▸ Information supplied:
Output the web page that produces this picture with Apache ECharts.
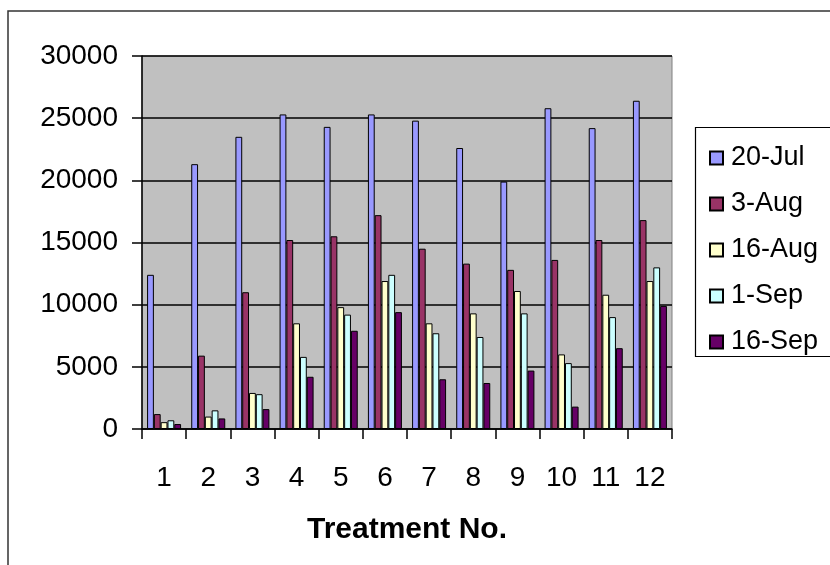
<!DOCTYPE html>
<html>
<head>
<meta charset="utf-8">
<script src="https://cdn.jsdelivr.net/npm/echarts@6/dist/echarts.min.js"></script>
<style>html,body{margin:0;padding:0;background:#fff;}#c{width:830px;height:565px;}</style>
</head>
<body>
<div id="c"></div>
<script>
var categories = ['1','2','3','4','5','6','7','8','9','10','11','12'];
var seriesNames = ['20-Jul','3-Aug','16-Aug','1-Sep','16-Sep'];
var jul20 = [12400, 21300, 23500, 25300, 24300, 25300, 24800, 22600, 19900, 25800, 24200, 26400];
var aug3  = [1200, 5900, 11000, 15200, 15500, 17200, 14500, 13300, 12800, 13600, 15200, 16800];
var aug16 = [550, 1000, 2900, 8500, 9800, 11900, 8500, 9300, 11100, 6000, 10800, 11900];
var sep1  = [700, 1500, 2800, 5800, 9200, 12400, 7700, 7400, 9300, 5300, 9000, 13000];
var sep16 = [400, 850, 1600, 4200, 7900, 9400, 4000, 3700, 4700, 1800, 6500, 9900];
var yTicks = [0, 5000, 10000, 15000, 20000, 25000, 30000];

var colors = ['#9999FF','#993366','#FFFFCC','#CCFFFF','#660066'];
var allData = [jul20, aug3, aug16, sep1, sep16];
var font = 'Liberation Sans, Arial, sans-serif';

var chart = echarts.init(document.getElementById('c'), null, {renderer:'canvas'});
chart.setOption({
  animation: false,
  backgroundColor: '#ffffff',
  graphic: [
    {type:'rect', shape:{x:8, y:11, width:900, height:700}, style:{fill:'none', stroke:'#333', lineWidth:1.5}, z:-10},
    {type:'rect', shape:{x:695.5, y:127.5, width:200, height:229}, style:{fill:'#fff', stroke:'#000', lineWidth:1.2}, z:0}
  ],
  grid: {left:142, top:56, right:158, bottom:136, show:true, backgroundColor:'#C0C0C0', borderColor:'#808080', borderWidth:1},
  legend: {
    orient:'vertical', left:704, top:138, itemWidth:13, itemHeight:13, itemGap:16,
    icon:'rect', data: seriesNames, z:5,
    textStyle:{fontFamily:font, fontSize:27, color:'#000', lineHeight:30, padding:[0,0,0,3]}
  },
  xAxis: {
    type:'category', data:categories,
    axisLine:{lineStyle:{color:'#000', width:1.5}},
    axisTick:{show:true, length:10, lineStyle:{color:'#000', width:1.5}},
    axisLabel:{color:'#000', fontFamily:font, fontSize:28, margin:35},
    name:'Treatment No.', nameLocation:'middle', nameGap:86,
    nameTextStyle:{color:'#000', fontFamily:font, fontSize:30, fontWeight:'bold'}
  },
  yAxis: {
    type:'value', min:yTicks[0], max:yTicks[yTicks.length-1], interval:yTicks[1]-yTicks[0],
    axisLine:{show:true, lineStyle:{color:'#000', width:1.5}},
    axisTick:{show:true, length:10, lineStyle:{color:'#000', width:1.5}},
    axisLabel:{color:'#000', fontFamily:font, fontSize:28, margin:24, formatter:function(v){return String(v);}},
    splitLine:{show:true, lineStyle:{color:'#000', width:1.5}}
  },
  series: seriesNames.map(function(n, i){
    return {
      name:n, type:'bar', data:allData[i],
      barGap:'0%', barCategoryGap:'23%',
      itemStyle:{color:colors[i], borderColor:'#000', borderWidth:1}
    };
  })
});
</script>
</body>
</html>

▸ Exercise aim: Extract the lines exactly, please: the first line of the listing, the line with "var yTicks = [0, 5000, 10000, 15000, 20000, 25000, 30000];", and every line between them, but no pictures.

▸ Expected answer:
Output the web page that produces this picture with Apache ECharts.
<!DOCTYPE html>
<html>
<head>
<meta charset="utf-8">
<script src="https://cdn.jsdelivr.net/npm/echarts@6/dist/echarts.min.js"></script>
<style>html,body{margin:0;padding:0;background:#fff;}#c{width:830px;height:565px;}</style>
</head>
<body>
<div id="c"></div>
<script>
var categories = ['1','2','3','4','5','6','7','8','9','10','11','12'];
var seriesNames = ['20-Jul','3-Aug','16-Aug','1-Sep','16-Sep'];
var jul20 = [12400, 21300, 23500, 25300, 24300, 25300, 24800, 22600, 19900, 25800, 24200, 26400];
var aug3  = [1200, 5900, 11000, 15200, 15500, 17200, 14500, 13300, 12800, 13600, 15200, 16800];
var aug16 = [550, 1000, 2900, 8500, 9800, 11900, 8500, 9300, 11100, 6000, 10800, 11900];
var sep1  = [700, 1500, 2800, 5800, 9200, 12400, 7700, 7400, 9300, 5300, 9000, 13000];
var sep16 = [400, 850, 1600, 4200, 7900, 9400, 4000, 3700, 4700, 1800, 6500, 9900];
var yTicks = [0, 5000, 10000, 15000, 20000, 25000, 30000];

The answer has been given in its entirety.